Merkle trees are used in Bitcoin and Ethereum blocks, in some data availability systems, and in many other contexts.

Cryptographic strength

Modern hash functions are designed for cryptographic security. Key concerns:

  • Pre-image resistance. Given a hash, finding any input that produces it should be infeasible. SHA-256 has 256-bit security; finding a pre-image would require approximately 2^256 operations.
  • Collision resistance. Finding two different inputs with the same hash should be infeasible. Birthday paradox reduces this to roughly 2^128 operations for SHA-256 — still infeasible.
  • Quantum vulnerability. Some hash functions could potentially be weakened by quantum computers; current consensus is that doubling output size mitigates this for most uses.

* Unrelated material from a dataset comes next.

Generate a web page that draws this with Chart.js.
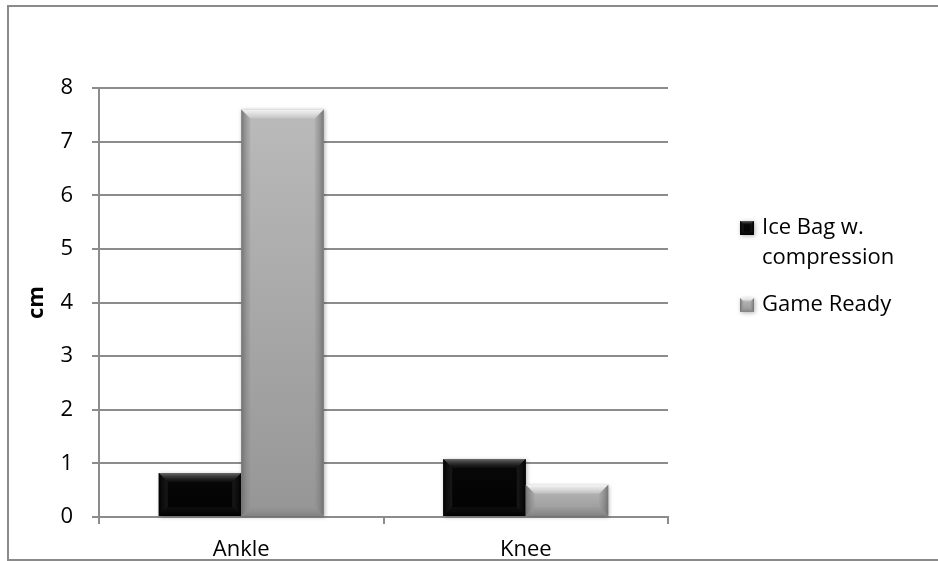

The cryptographic community continuously evaluates hash functions. Older functions (MD5, SHA-1) have known weaknesses and are deprecated; modern blockchains use functions still considered secure.

Hash collisions in practice

While theoretical collision attacks exist for older hash functions:

  • MD5 — collisions can be generated trivially. Insecure for cryptographic use.
  • SHA-1 — practical collisions demonstrated in 2017. Phasing out.
  • SHA-256 — no known practical attacks; considered secure for the foreseeable future.
  • Keccak-256 — same.

Bitcoin's continued reliance on SHA-256 since 2009 reflects ongoing confidence in its security. If this changed, the protocol would face existential pressure to upgrade.

Why hashes matter beyond crypto

Hashes appear throughout computing:

  • Hash tables — fundamental data structure mapping keys to values.
  • Caching — content-addressable storage uses hashes as keys.
  • Distributed systems — consistency checking uses hash comparisons.
  • Software distribution — package managers verify downloads against published hashes.

Crypto's specific use of hashes for blockchain construction is one application; the underlying primitive is much broader.